Deux leçons principales peuvent être tirées de la présentation succincte du cas suisse:
– La Suisse dispose d’un maillage assez serré de hautes écoles de petite taille en comparaison internationale, ce qui ne les empêche pas d’être présentes sur la scène universitaire internationale (comme aurait pu le dire Napoléon, « la petite taille n’a rien à voir avec la grandeur »!). Dit autrement, la petite taille n’empêche pas a priori des politiques de niche, de visibilité et d’excellence internationales. Sur la carte scientifique nationale ou internationale, il y a potentiellement une place pour toute institution qui voudrait promouvoir une capacité forte d’interfaçage local/international dans un domaine de spécialisation particulièrement pointu. Mais, pour mener un tel projet, les volontés scientifiques ne sont rien sans les volontés politiques et économiques de les appuyer fortement.
– Les changements d’échelles de l’activité et de la compétition scientifiques modifient les représentations des territoires, des problèmes et des solutions. Les cadres territoriaux de l’action publique ont changé : de nouvelles dynamiques territoriales se sont développées dans la tension permanente entre coopération et concurrence. De nombreuses universités sont progressivement devenues des institutions-stratèges en lien avec un environnement multi-territorial et multi-acteurs. Désormais, la plupart des parties prenantes (stakeholders) cherchent à participer au développement stratégique des universités. La mise en oeuvre de ces stratégies passe notamment par deux canaux principaux : le développement de capacités de recrutement de personnels scientifiques de haute qualité sur des marchés internationaux hyperspécialisés – sans toutefois assécher les filières locales de carrière académique – et des coopérations avec les milieux politiques, économiques et sociaux régionaux. La concentration de compétences de toutes sortes dans un lieu et un domaine donnés attire les spécialistes (nul besoin d’être une mégapole), comme le montrent les exemples de Minatec à Grenoble ou des biotechnologies dans le bassin lémanique.
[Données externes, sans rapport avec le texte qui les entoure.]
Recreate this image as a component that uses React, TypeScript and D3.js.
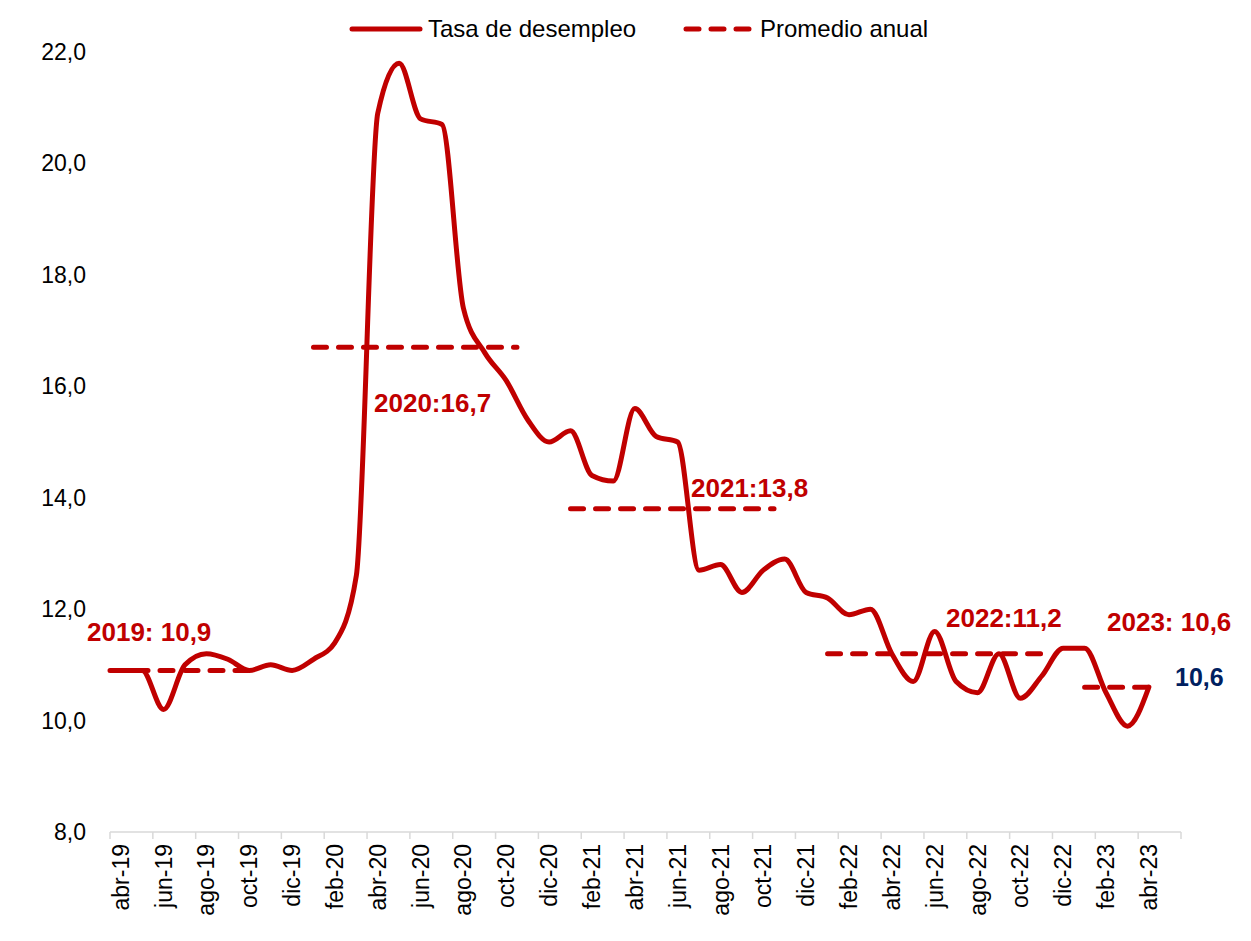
import React from 'react';
import * as d3 from 'd3';

// monthly categories abr-19 .. may-23 (last one has no data)
const months = [
  'abr-19', 'may-19', 'jun-19', 'jul-19', 'ago-19', 'sep-19', 'oct-19', 'nov-19', 'dic-19',
  'ene-20', 'feb-20', 'mar-20', 'abr-20', 'may-20', 'jun-20', 'jul-20', 'ago-20', 'sep-20', 'oct-20', 'nov-20', 'dic-20',
  'ene-21', 'feb-21', 'mar-21', 'abr-21', 'may-21', 'jun-21', 'jul-21', 'ago-21', 'sep-21', 'oct-21', 'nov-21', 'dic-21',
  'ene-22', 'feb-22', 'mar-22', 'abr-22', 'may-22', 'jun-22', 'jul-22', 'ago-22', 'sep-22', 'oct-22', 'nov-22', 'dic-22',
  'ene-23', 'feb-23', 'mar-23', 'abr-23', 'may-23',
];

const desempleo = [
  10.9, 10.9, 10.2, 11.0, 11.2, 11.1, 10.9, 11.0, 10.9,
  11.1, 11.4, 12.6, 20.9, 21.8, 20.8, 20.7, 17.4, 16.6, 16.1, 15.4, 15.0,
  15.2, 14.4, 14.3, 15.6, 15.1, 15.0, 12.7, 12.8, 12.3, 12.7, 12.9, 12.3,
  12.2, 11.9, 12.0, 11.2, 10.7, 11.6, 10.7, 10.5, 11.2, 10.4, 10.8, 11.3,
  11.3, 10.5, 9.9, 10.6,
];

// annual averages, drawn over a span of month indexes
const avgYears = ['2019', '2020', '2021', '2022', '2023'];
const avgValues = [10.9, 16.7, 13.8, 11.2, 10.6];
const avgFrom = [-0.5, 9, 21, 33, 45];
const avgTo = [6.5, 18.5, 30.5, 43.5, 48];

const yTicks = [8, 10, 12, 14, 16, 18, 20, 22];

const W = 1251;
const H = 941;
const RED = '#C00000';
const NAVY = '#002060';
const FONT = '"Liberation Sans", Arial, sans-serif';

export default function App() {
  const left = 110;
  const right = 1181;
  const top = 52;
  const bottom = 832;

  const x = d3.scaleLinear().domain([0, months.length]).range([left, right]);
  const y = d3.scaleLinear().domain([8, 22]).range([bottom, top]);
  const cx = (i: number) => x(i + 0.5);

  const line = d3.line<number>()
    .x((d, i) => cx(i))
    .y((d) => y(d))
    .curve(d3.curveMonotoneX);

  const fmt = (v: number) => v.toFixed(1).replace('.', ',');

  const tickIdx = d3.range(0, months.length + 1, 2);
  const labelIdx = d3.range(0, desempleo.length, 2);

  return (
    <svg width={W} height={H} style={{ position: 'absolute', left: 0, top: 0, background: '#fff' }} fontFamily={FONT}>
      {/* legend */}
      <g>
        <line x1={352} x2={420} y1={29} y2={29} stroke={RED} strokeWidth={5} strokeLinecap="round" />
        <text x={428} y={29} dy="0.35em" fontSize={24} fill="#000">Tasa de desempleo</text>
        <line x1={686} x2={750} y1={29} y2={29} stroke={RED} strokeWidth={5} strokeLinecap="round" strokeDasharray="13 12" />
        <text x={760} y={29} dy="0.35em" fontSize={24} fill="#000">Promedio anual</text>
      </g>

      {/* y axis labels */}
      {yTicks.map((t) => (
        <text key={t} x={86} y={y(t)} dy="0.35em" textAnchor="end" fontSize={23} fill="#000">{fmt(t)}</text>
      ))}

      {/* x axis */}
      <line x1={left} x2={right} y1={bottom} y2={bottom} stroke="#d9d9d9" strokeWidth={1.5} />
      {tickIdx.map((i) => (
        <line key={i} x1={x(i)} x2={x(i)} y1={bottom} y2={bottom + 7} stroke="#d9d9d9" strokeWidth={1.5} />
      ))}
      {labelIdx.map((i) => (
        <text key={i} transform={`translate(${cx(i)},${bottom + 12}) rotate(-90)`} dy="0.35em" textAnchor="end" fontSize={23} fill="#000">
          {months[i]}
        </text>
      ))}

      {/* annual averages */}
      {avgValues.map((v, k) => (
        <line key={avgYears[k]} x1={cx(avgFrom[k])} x2={cx(avgTo[k])} y1={y(v)} y2={y(v)}
          stroke={RED} strokeWidth={5} strokeLinecap="round" strokeDasharray="13 12" />
      ))}

      {/* unemployment rate */}
      <path d={line(desempleo) || ''} fill="none" stroke={RED} strokeWidth={5} strokeLinejoin="round" strokeLinecap="round" />

      {/* annotations */}
      <g fontWeight="bold" fontSize={26} fill={RED}>
        <text x={87} y={641}>{`${avgYears[0]}: ${fmt(avgValues[0])}`}</text>
        <text x={374} y={412}>{`${avgYears[1]}:${fmt(avgValues[1])}`}</text>
        <text x={691} y={497}>{`${avgYears[2]}:${fmt(avgValues[2])}`}</text>
        <text x={946} y={627}>{`${avgYears[3]}:${fmt(avgValues[3])}`}</text>
        <text x={1107} y={631}>{`${avgYears[4]}: ${fmt(avgValues[4])}`}</text>
      </g>
      <text x={1175} y={686} fontWeight="bold" fontSize={25} fill={NAVY}>{fmt(desempleo[desempleo.length - 1])}</text>
    </svg>
  );
}
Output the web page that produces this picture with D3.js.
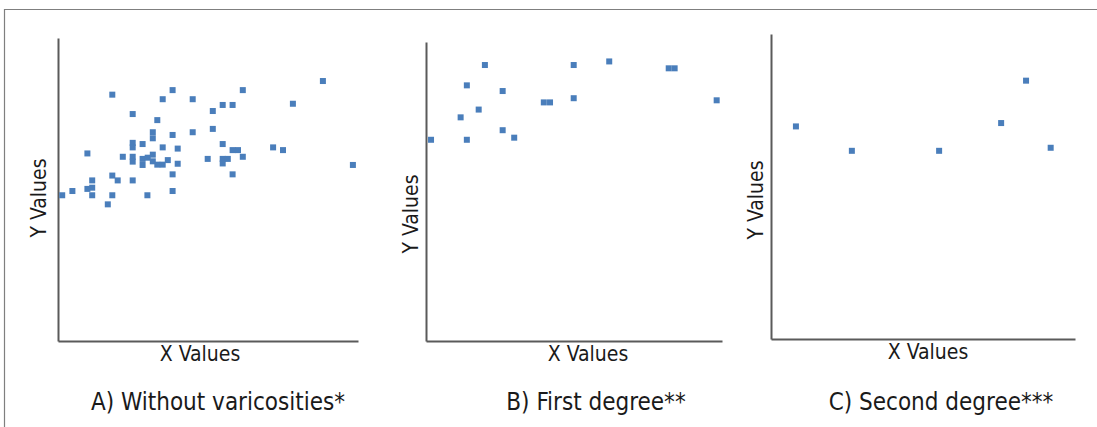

Mais, revers de la médaille, face à ces processus complexes, de nouvelles hiérarchies universitaires au niveau international produisent aussi de la différenciation à de nouvelles échelles, non plus celle des pays ou des continents mais de plus en plus celle des territoires infrarégionaux voire intra-urbains. Aux inégalités sociales traditionnelles de l’enseignement supérieur, elles en ajoutent ainsi de nouvelles au niveau territorial et institutionnel.